* [What needs to be done]: Transcribe the material word for word, but without the images.
***** Supplied data *****
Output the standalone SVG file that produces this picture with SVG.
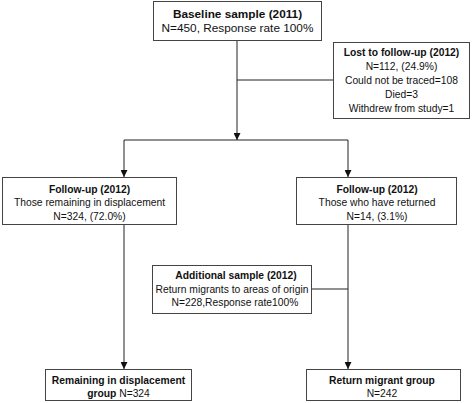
<svg xmlns="http://www.w3.org/2000/svg" width="472" height="403" viewBox="0 0 472 403">
<defs>
<style>
.box{fill:#fff;stroke:#444;stroke-width:1}
.t{font-family:"Liberation Sans",Arial,Helvetica,sans-serif;font-size:10.3px;fill:#111;text-anchor:middle}
.big{font-size:11.8px}
.b{font-weight:bold}
.ln{fill:none;stroke:#222;stroke-width:1}
</style>
<marker id="ah" viewBox="0 0 8 8" refX="8" refY="4" markerWidth="7" markerHeight="7" markerUnits="userSpaceOnUse" orient="auto">
<path d="M0,0 L8,4 L0,8 z" fill="#111"/>
</marker>
</defs>
<rect width="472" height="403" fill="#fff"/>
<g id="connectors">
<path class="ln" d="M237,40 V140" marker-end="url(#ah)"/>
<path class="ln" d="M237,80 H333"/>
<path class="ln" d="M124,140 H348"/>
<path class="ln" d="M124,140 V177" marker-end="url(#ah)"/>
<path class="ln" d="M348,140 V177" marker-end="url(#ah)"/>
<path class="ln" d="M124,224 V369" marker-end="url(#ah)"/>
<path class="ln" d="M348,224 V369" marker-end="url(#ah)"/>
<path class="ln" d="M312,289 H348"/>
</g>
<g id="baseline">
<rect class="box" x="153.5" y="1.5" width="168" height="39"/>
<text class="t big b" x="237.5" y="17.5">Baseline sample (2011)</text>
<text class="t big" x="237.5" y="32">N=450, Response rate 100%</text>
</g>
<g id="lost">
<rect class="box" x="333.5" y="42.5" width="136" height="76"/>
<text class="t b" x="401.5" y="55.5">Lost to follow-up (2012)</text>
<text class="t" x="401.5" y="69.5">N=112, (24.9%)</text>
<text class="t" x="401.5" y="83.5">Could not be traced=108</text>
<text class="t" x="401.5" y="97.5">Died=3</text>
<text class="t" x="401.5" y="111.5">Withdrew from study=1</text>
</g>
<g id="followup-left">
<rect class="box" x="2.5" y="177.5" width="174" height="47"/>
<text class="t b" x="89.5" y="192.5">Follow-up (2012)</text>
<text class="t" x="89.5" y="206">Those remaining in displacement</text>
<text class="t" x="89.5" y="219.5">N=324, (72.0%)</text>
</g>
<g id="followup-right">
<rect class="box" x="296.5" y="177.5" width="160" height="47"/>
<text class="t b" x="377" y="192.5">Follow-up (2012)</text>
<text class="t" x="377" y="206">Those who have returned</text>
<text class="t" x="377" y="219.5">N=14, (3.1%)</text>
</g>
<g id="additional">
<rect class="box" x="152.5" y="265.5" width="159" height="48"/>
<text class="t b" x="236" y="279">Additional sample (2012)</text>
<text class="t" x="232" y="292.5">Return migrants to areas of origin</text>
<text class="t" x="235" y="306">N=228,Response rate100%</text>
</g>
<g id="remaining">
<rect class="box" x="45.5" y="369.5" width="146" height="31"/>
<text class="t b" x="118.5" y="383.5">Remaining in displacement</text>
<text class="t" x="118.5" y="396.5"><tspan class="b">group</tspan> N=324</text>
</g>
<g id="return">
<rect class="box" x="306.5" y="369.5" width="154" height="31"/>
<text class="t b" x="382" y="383.5">Return migrant group</text>
<text class="t" x="382" y="396.5">N=242</text>
</g>
</svg>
*****
* [Worked answer]:
Output the standalone SVG file that produces this picture with SVG.
<svg xmlns="http://www.w3.org/2000/svg" width="472" height="403" viewBox="0 0 472 403">
<defs>
<style>
.box{fill:#fff;stroke:#444;stroke-width:1}
.t{font-family:"Liberation Sans",Arial,Helvetica,sans-serif;font-size:10.3px;fill:#111;text-anchor:middle}
.big{font-size:11.8px}
.b{font-weight:bold}
.ln{fill:none;stroke:#222;stroke-width:1}
</style>
<marker id="ah" viewBox="0 0 8 8" refX="8" refY="4" markerWidth="7" markerHeight="7" markerUnits="userSpaceOnUse" orient="auto">
<path d="M0,0 L8,4 L0,8 z" fill="#111"/>
</marker>
</defs>
<rect width="472" height="403" fill="#fff"/>
<g id="connectors">
<path class="ln" d="M237,40 V140" marker-end="url(#ah)"/>
<path class="ln" d="M237,80 H333"/>
<path class="ln" d="M124,140 H348"/>
<path class="ln" d="M124,140 V177" marker-end="url(#ah)"/>
<path class="ln" d="M348,140 V177" marker-end="url(#ah)"/>
<path class="ln" d="M124,224 V369" marker-end="url(#ah)"/>
<path class="ln" d="M348,224 V369" marker-end="url(#ah)"/>
<path class="ln" d="M312,289 H348"/>
</g>
<g id="baseline">
<rect class="box" x="153.5" y="1.5" width="168" height="39"/>
<text class="t big b" x="237.5" y="17.5">Baseline sample (2011)</text>
<text class="t big" x="237.5" y="32">N=450, Response rate 100%</text>
</g>
<g id="lost">
<rect class="box" x="333.5" y="42.5" width="136" height="76"/>
<text class="t b" x="401.5" y="55.5">Lost to follow-up (2012)</text>
<text class="t" x="401.5" y="69.5">N=112, (24.9%)</text>
<text class="t" x="401.5" y="83.5">Could not be traced=108</text>
<text class="t" x="401.5" y="97.5">Died=3</text>
<text class="t" x="401.5" y="111.5">Withdrew from study=1</text>
</g>
<g id="followup-left">
<rect class="box" x="2.5" y="177.5" width="174" height="47"/>
<text class="t b" x="89.5" y="192.5">Follow-up (2012)</text>
<text class="t" x="89.5" y="206">Those remaining in displacement</text>
<text class="t" x="89.5" y="219.5">N=324, (72.0%)</text>
</g>
<g id="followup-right">
<rect class="box" x="296.5" y="177.5" width="160" height="47"/>
<text class="t b" x="377" y="192.5">Follow-up (2012)</text>
<text class="t" x="377" y="206">Those who have returned</text>
<text class="t" x="377" y="219.5">N=14, (3.1%)</text>
</g>
<g id="additional">
<rect class="box" x="152.5" y="265.5" width="159" height="48"/>
<text class="t b" x="236" y="279">Additional sample (2012)</text>
<text class="t" x="232" y="292.5">Return migrants to areas of origin</text>
<text class="t" x="235" y="306">N=228,Response rate100%</text>
</g>
<g id="remaining">
<rect class="box" x="45.5" y="369.5" width="146" height="31"/>
<text class="t b" x="118.5" y="383.5">Remaining in displacement</text>
<text class="t" x="118.5" y="396.5"><tspan class="b">group</tspan> N=324</text>
</g>
<g id="return">
<rect class="box" x="306.5" y="369.5" width="154" height="31"/>
<text class="t b" x="382" y="383.5">Return migrant group</text>
<text class="t" x="382" y="396.5">N=242</text>
</g>
</svg>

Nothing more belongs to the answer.